Verdachte, eigenaar van een administratiekantoor, wordt ervan verdacht zesmaal opzettelijk onjuiste aangiften omzetbelasting te hebben ingediend waardoor te weinig belasting is geheven. Aan verdachte wordt tevens tenlastegelegd dat hij 1,1 miljoen euro uit een erfenis heeft verduisterd.

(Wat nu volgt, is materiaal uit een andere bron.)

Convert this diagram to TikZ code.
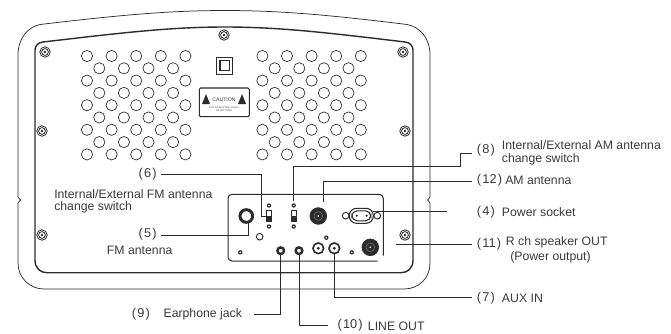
\documentclass[tikz,border=0pt]{standalone}
\usepackage{fontspec}
\setmainfont{Liberation Sans}
\definecolor{inkgray}{HTML}{2B2B2B}
\definecolor{textgray}{HTML}{3A3A3A}
\tikzset{
    caption/.style={anchor=west, inner sep=0pt, text=textgray, font=\fontsize{9.2}{10}\selectfont},
    numlabel/.style={anchor=west, inner sep=0pt, text=textgray, font=\fontsize{9.6}{10}\selectfont},
    leader/.style={line width=0.75pt, color=inkgray},
    part/.style={circle, draw=inkgray, fill=white, inner sep=0pt},
    hole/.style={circle, draw=inkgray, line width=0.5pt, minimum size=8.4pt, inner sep=0pt},
    dot/.style={circle, draw=inkgray, fill=white, line width=1pt, minimum size=4pt, inner sep=0pt},
}
\newcommand{\tightnum}[1]{(\kern0.9pt#1\kern0.9pt)}
\begin{document}
\begin{tikzpicture}[x=0.75pt, y=-0.75pt]
    \useasboundingbox (0,0) rectangle (671,333);
    % outer case
    \draw[line width=0.55pt, color=inkgray] (18,197) -- (20.5,200) -- (18,203) -- (18,263)
        .. controls (18,278) and (30,289) .. (44,289) -- (404,289)
        .. controls (419,289) and (430,278) .. (430,263) -- (430,203) -- (427.7,200) -- (430,197) -- (430,55)
        .. controls (430,38) and (420,27) .. (407,24.5)
        .. controls (330,15) and (280,10.5) .. (225,10.5)
        .. controls (170,10.5) and (120,15) .. (40,24.5)
        .. controls (28,27) and (18,38) .. (18,55) -- cycle;
    % inner plate
    \draw[line width=1.05pt, color=inkgray] (35,50) -- (35,260)
        .. controls (35,268) and (40,272.7) .. (47,272.7) -- (401,272.7)
        .. controls (408,272.7) and (413,268) .. (413,260) -- (413,50)
        .. controls (413,46) and (410,42.5) .. (405,42)
        .. controls (330,33) and (280,27) .. (225,27)
        .. controls (170,27) and (120,33) .. (43,42)
        .. controls (38,42.5) and (35,46) .. (35,50) -- cycle;
    % screws
    \foreach \sx/\sy in {45/52, 224/35, 403/52, 42/131, 405/131, 42/235, 405/235} {
        \draw[line width=0.6pt, color=inkgray] (\sx,\sy) circle (5.2);
        \draw[line width=0.6pt, color=inkgray] (\sx,\sy) circle (3.4);
        \fill[color=inkgray] (\sx,\sy) circle (1.4);
    }
    % vent holes
    \foreach \gx in {0,175.4} {
        \foreach \cx in {87,111.6,136.2,160.8,185.4} {
            \foreach \cy in {56,80.6,105.2,129.8,154.4} {
                \node[hole] at (\cx+\gx,\cy) {};
            }
        }
        \foreach \cx in {99.3,123.9,148.5,173.1} {
            \foreach \cy in {68.3,92.9,117.5,142.1} {
                \node[hole] at (\cx+\gx,\cy) {};
            }
        }
    }
    % double insulation mark
    \draw[line width=0.7pt, color=inkgray] (216.7,57.3) rectangle (232.7,74);
    \draw[line width=0.9pt, color=inkgray] (220,60.7) rectangle (229.3,70.7);
    % caution label
    \draw[line width=0.8pt, color=inkgray, rounded corners=1pt] (199.3,88) rectangle (249.3,116.7);
    \fill[color=inkgray] (202,104) -- (206,94) -- (210,104) -- cycle;
    \fill[color=inkgray] (238,104) -- (242,94) -- (246,104) -- cycle;
    \node[inner sep=0pt, text=textgray, font=\fontsize{3.9}{4}\selectfont] (cautionword) at (224,100) {CAUTION};
    \node[inner sep=0pt, align=center, text=textgray, font=\fontsize{1.7}{2.6}\selectfont] (cautionnote) at (224,109) {RISK OF ELECTRIC SHOCK\\DO NOT OPEN};
    % connector panel
    \draw[line width=0.75pt, color=inkgray, rounded corners=3pt] (377.7,261) -- (228,261) -- (228,194.3) -- (383.3,194.3) -- (383.3,255.7);
    % panel parts
    \node[part, line width=2.2pt, minimum size=9.5pt] (fmant) at (246.3,216) {};
    \node[part, line width=0.5pt, fill=inkgray, minimum size=12.5pt] (amant) at (318.3,216) {};
    \draw[line width=0.35pt, color=gray] (amant) circle (4.4);
    \node[circle, fill=white, minimum size=2.4pt, inner sep=0pt, draw=inkgray, line width=0.5pt] at (amant) {};
    \node[part, line width=0.5pt, fill=inkgray, minimum size=12.5pt] (spkout) at (370.3,247.3) {};
    \draw[line width=0.35pt, color=gray] (spkout) circle (4.4);
    \node[circle, fill=white, minimum size=2.4pt, inner sep=0pt, draw=inkgray, line width=0.5pt] at (spkout) {};
    \node[part, line width=1.2pt, minimum size=8pt] (auxl) at (318.3,248.3) {};
    \fill[color=inkgray] (auxl) circle (1.6);
    \node[part, line width=1.2pt, minimum size=8pt] (auxr) at (334.3,248.3) {};
    \fill[color=inkgray] (auxr) circle (1.6);
    \node[part, line width=1.8pt, minimum size=5pt] (phones) at (280.7,250.7) {};
    \node[part, line width=1.8pt, minimum size=5pt] (lineout) at (299,250.7) {};
    \foreach \cx/\cy in {269/205.5, 269/226.5, 293.7/205.5, 293.7/226.5, 326.3/237.7, 240.3/252.3, 351.7/252.3} {
        \fill[color=inkgray] (\cx,\cy) circle (2.2);
        \fill[color=white] (\cx,\cy) circle (0.9);
    }
    \node[dot, line width=0.7pt, minimum size=5pt] at (259.7,236.7) {};
    \node[dot, line width=0.7pt, minimum size=5pt] at (345.7,215.7) {};
    \node[dot, line width=0.7pt, minimum size=5pt] (sockright) at (377.3,215.7) {};
    % switches
    \node[rectangle, draw=inkgray, line width=0.8pt, fill=white, minimum width=3.9pt, minimum height=8.5pt, inner sep=0pt] (swfm) at (269,216) {};
    \node[rectangle, draw=inkgray, line width=0.8pt, fill=white, minimum width=3.9pt, minimum height=8.5pt, inner sep=0pt] (swam) at (293.7,216) {};
    \fill[color=inkgray] (266.8,216) rectangle (271.2,221);
    \fill[color=inkgray] (291.5,216) rectangle (295.9,221);
    % power socket
    \draw[line width=0.8pt, color=inkgray, fill=white, rounded corners=5.4pt] (349.3,208.3) rectangle (373.3,223.3);
    \draw[line width=0.8pt, color=inkgray, rounded corners=4pt] (351.8,210.8) rectangle (370.8,220.8);
    \fill[color=inkgray] (356.7,215.7) circle (1.2);
    \fill[color=inkgray] (366.7,215.7) circle (1.2);
    % free ends and bends of the leaders
    \coordinate (end5) at (160.7,235.7);
    \coordinate (end6) at (160.7,174.3);
    \coordinate (bend6) at (261.8,216);
    \coordinate (end8) at (471.7,153);
    \coordinate (bend8) at (460,166.7);
    \coordinate (end12) at (471.7,181);
    \coordinate (top12) at (323.3,202);
    \coordinate (end4) at (447,211.7);
    \coordinate (start4) at (373,211.7);
    \coordinate (end11) at (471.7,244);
    \coordinate (start11) at (395.7,244);
    \coordinate (end7) at (471.7,297.7);
    \coordinate (end9) at (253.7,314.3);
    \coordinate (end10) at (328.3,325.3);
    % leaders
    \draw[leader] (end5) -| (248.7,222);
    \draw[leader] (end6) -| (bend6) -- (swfm.west);
    \draw[leader] (end8) -| (bend8) -| (swam.north |- 293.7,201);
    \draw[leader] (end12) -| (top12);
    \draw[leader] (end4) -- (start4);
    \draw[leader] (end11) -- (start11);
    \draw[leader] (end7) -| (auxr.south);
    \draw[leader] (end9) -| (phones.south);
    \draw[leader] (end10) -| (lineout.south);
    % labels
    \node[numlabel] (num6) at (138.3,174) {\tightnum{6}};
    \node[caption] (capfmswa) at (54,194) {Internal/External FM  antenna};
    \node[caption] (capfmswb) at (54,207.7) {change switch};
    \node[numlabel] (num5) at (138.3,234) {\tightnum{5}};
    \node[caption] (capfm) at (106.7,250.7) {FM antenna};
    \node[numlabel] (num9) at (131.7,314) {\tightnum{9}};
    \node[caption] (capear) at (163.3,314) {Earphone jack};
    \node[numlabel] (num10) at (337.3,325) {\tightnum{10}};
    \node[caption] (capline) at (367.7,326) {LINE OUT};
    \node[numlabel] (num8) at (476.7,150) {\tightnum{8}};
    \node[caption] (capamswa) at (501.7,145) {Internal/External AM antenna};
    \node[caption] (capamswb) at (501.7,159.7) {change switch};
    \node[numlabel] (num12) at (476.7,180) {\tightnum{12}};
    \node[caption] (capam) at (505,180.6) {AM antenna};
    \node[numlabel] (num4) at (476.7,212.3) {\tightnum{4}};
    \node[caption] (capsock) at (501.7,212.3) {Power socket};
    \node[numlabel] (num11) at (476.7,244) {\tightnum{11}};
    \node[caption] (capspka) at (505.7,242.3) {R ch speaker OUT};
    \node[caption] (capspkb) at (510,257.7) {(Power output)};
    \node[numlabel] (num7) at (476.7,298) {\tightnum{7}};
    \node[caption] (capaux) at (501.7,298) {AUX IN};
\end{tikzpicture}
\end{document}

Door het handelen van verdachte is naar het oordeel van de Rechtbank in zes van de in totaal acht aangiften over de onderzochte twee jaar onjuiste aangifte omzetbelasting gedaan, waardoor te weinig belasting is geheven. Het is naar het oordeel van de Rechtbank volstrekt onaannemelijk dat verdachte dat zesmaal per ongeluk verkeerd heeft gedaan. De verklaring van verdachte dat het een heftige periode in zijn leven was waarin hij veel spanningen ervoer onder meer door het overlijden van zijn ouders en zus, doet daar niet aan af. Voor een deel van de onjuiste aangiften geldt bovendien dat die aan deze overlijdensgevallen voorafgingen. Voor het overige zijn de spanningen volgens de Rechtbank evenmin een ‘excuus’, zeker gezien de professie van verdachte (boekhouder). Op de vraag hoe het kan dat die aangiften onjuist waren, heeft verdachte ter zitting verklaard: “dat weet ik niet meer”.

Ook de verklaring van verdachte dat de facturen op onjuiste wijze zouden zijn doorgeboekt in de boekhouding acht de Rechtbank ongeloofwaardig. Als het al zo zou zijn dat verdachte de facturen in een ander programma maakte dan het boekhoudprogramma, is in ieder geval ongeloofwaardig dat het in zes van de acht kwartalen fout is gegaan. Bovendien had verdachte als professionele boekhouder, die ook zijn eigen bedrijf kent en weet welke omzet er wordt gerealiseerd, een dergelijke fout steeds zonder meer moeten opmerken.

Naar het oordeel van de Rechtbank heeft verdachte ervoor gezorgd dat zijn bedrijf, nota bene een administratiekantoor, gedurende twee jaar lang te weinig omzetbelasting heeft afgedragen. In totaal gaat het om een bedrag van € 150.000. Met zijn andere bedrijf heeft hij 1,1 miljoen euro uit een erfenis verduisterd. Op de verklaring van verdachte na, is er geen enkele reden om te denken dat verdachte met die verduistering zou zijn gestopt en het geld aan de rechthebbenden had doen toekomen als de FIOD niet had geïntervenieerd.

Verdachte heeft aangevoerd dat het met zijn bedrijven ook 22 jaar lang goed is gegaan, hetgeen zijn blanco strafblad zou bevestigen. Naar het oordeel van de Rechtbank doet dat er echter niet aan af dat verdachte met deze feiten de Belastingdienst en zes goede doelen voor een totaalbedrag van meer dan 1,25 miljoen heeft benadeeld.

De Rechtbank concludeert met de overweging dat fiscale fraude en het afnemen van andermans eigendom ernstig is en moet worden bestraft. Fraude van deze omvang is zo ernstig dat een taakstraf of voorwaardelijke straf niet afdoende zou zijn. De Rechtbank acht een gevangenisstraf voor de duur van 27 maanden passend en haalt daar één maand van af vanwege overschrijding van de redelijke termijn.